Based upon this, the students of CTAN 524, CTAN 463, and CTAN 501 animation courses will collaborate together to build more elements for this new virtual island world, and this will continue to be updated and explored via the research taking place with the Biological Sciences in the long-term future.

Proposed Science Visualization class

Both Hench-DADA and Wrigley hope to continue to build future research projects and establish an interdisciplinary class between the two schools. The outline is to design a biological science class that can utilize the faculty of the College and CNTV to help visualize basic science principles.

Scientists and naturalists in earlier centuries were also artists who could depict detailed drawings and studies of biological life; we feel this could be a good starting point to re-invent the immediate understanding of natural world through digital media and animation.
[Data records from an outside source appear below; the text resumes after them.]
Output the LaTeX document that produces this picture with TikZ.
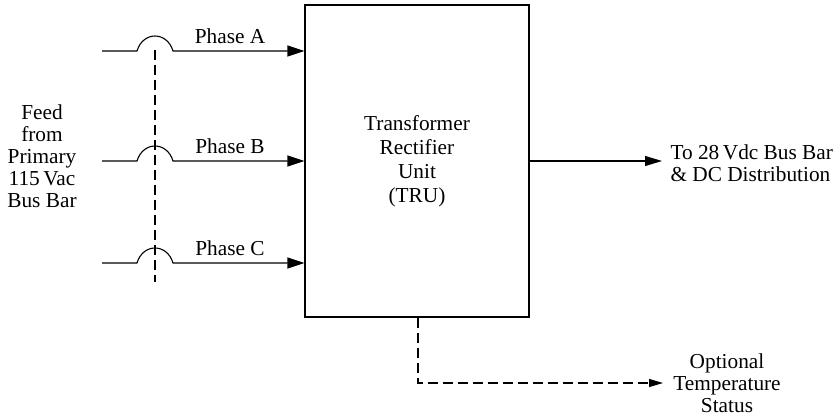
\documentclass[tikz,border=0pt]{standalone}
\usepackage{fontspec}
\setmainfont{Liberation Serif}
\usetikzlibrary{arrows.meta}
\begin{document}
\begin{tikzpicture}[x=1pt,y=-1pt,
  line width=1.1pt,
  lbl/.style={font=\fontsize{21.3}{22}\selectfont, inner sep=0pt, align=center},
  feed/.style={-{Triangle[length=17pt,width=11pt]}},
  dashln/.style={dash pattern=on 10pt off 5pt},
  tru/.style={draw, rectangle, minimum width=224pt, minimum height=312pt, inner sep=0pt,
    font=\fontsize{21.3}{24}\selectfont, align=center}]
\useasboundingbox (0,0) rectangle (839,417);
\node[tru] (box) at (417,161) {Transformer\\Rectifier\\Unit\\(TRU)};
\node[lbl] (feedtxt) at (42,156) {Feed\\from\\Primary\\115\,Vac\\Bus Bar};
% phase lines
\foreach \n/\y/\t in {A/51/Phase A, B/161/Phase B, C/263/Phase C}{
  \coordinate (s\n) at (102,\y);
  \coordinate (e\n) at (box.west |- 0,\y);
  \draw[feed] (s\n) -- (137,\y) .. controls (143,\y-20) and (167,\y-20) .. (173,\y) -- (e\n);
  \node[lbl] (l\n) at (230,\y-15) {\t};
}
\coordinate (dtop) at (155,50);
\coordinate (dbot) at (155,282);
\draw[dashln] (dtop) -- (dbot);
% output
\coordinate (outend) at (662,161);
\draw[-{Triangle[length=17pt,width=10pt]}] (box.east |- outend) -- (outend);
\node[lbl, anchor=west, align=left] (outtxt) at (670,163) {To 28\,Vdc Bus Bar\\\& DC Distribution};
% temperature
\coordinate (tstart) at (418,317);
\coordinate (tend) at (663,383);
\draw[dashln, -{Triangle[length=14pt,width=8pt]}] (box.south -| tstart) |- (tend);
\node[lbl] (temptxt) at (727,383) {Optional\\Temperature\\Status};
\end{tikzpicture}
\end{document}
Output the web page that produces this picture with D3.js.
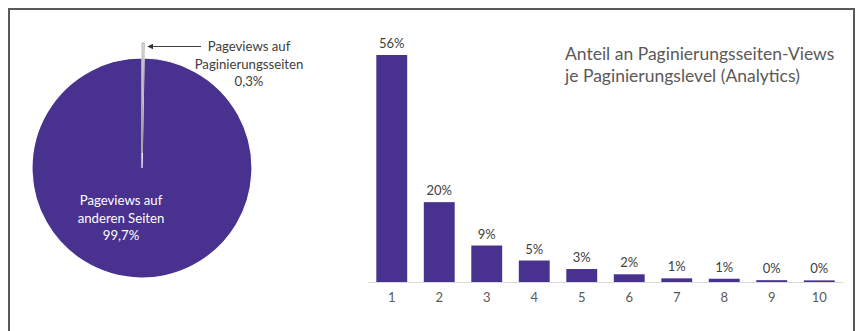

Lastly, it creates a unique opportunity for interdisciplinary research and collaboration between otherwise disparate but related departments.

Experimental Animation initiatives

(Currently in progress)

DADA has formed a partner by design relationship with Adobe Systems Inc. This connection provides us with software and hardware to help in our education environment. It also involves an Adobe scholar whereby a Hench-DADA student is trained in the latest technology and brings this back to the classroom where he/she can assist fellow students in understanding the latest techniques and mentor in a flexible learning environment.

CTAN 579 Expanded Animation has for the past five years utilized the Adobe software as part of the creative structuring process for making short animated/digital films in the class. Last year Adobe wrote an article about the class and published the content on their website as a way to encourage other universities and programs to develop new pedagogical approaches for utilizing digital media.

Performance at the Getty (with the Slavic Languages Department)

Two Hench-DADA students Matt Clausen and Geer DuBois collaborated with Professor John Bowlt of the Slavic Studies department at USC to create an interactive animated sequence that was installed at the Getty research institute as part of a live performance/play entitled 'The Chant of the Universal Flowering'.

Faculty research in progress

  • Professor Panushka
    Newtown Arts Initiative
    "Spoken Word"
  • Professor Kathy Smith
    Individual Zumberge Research Grant Award

Documentary Animation initiatives

(Currently in progress)

Corrie Francis Hench-DADA thesis students is currently working under a Fulbright Scholarship and a Harvey Fellows Scholarship in collaboration with the University of Auckland to develop her animation about the communities in rural New Zealand and their spiritual relationship to the landscape. Corrie lived and worked for a year on location in New Zealand to research this work in progress.

Corrie's animation has its foundation in drawing and painting and she views the computer as another visual tool to enhance these techniques without dominating them. Her current thematic interests include the integration of digital imagery and traditional artwork and the different ways people experience the outdoors.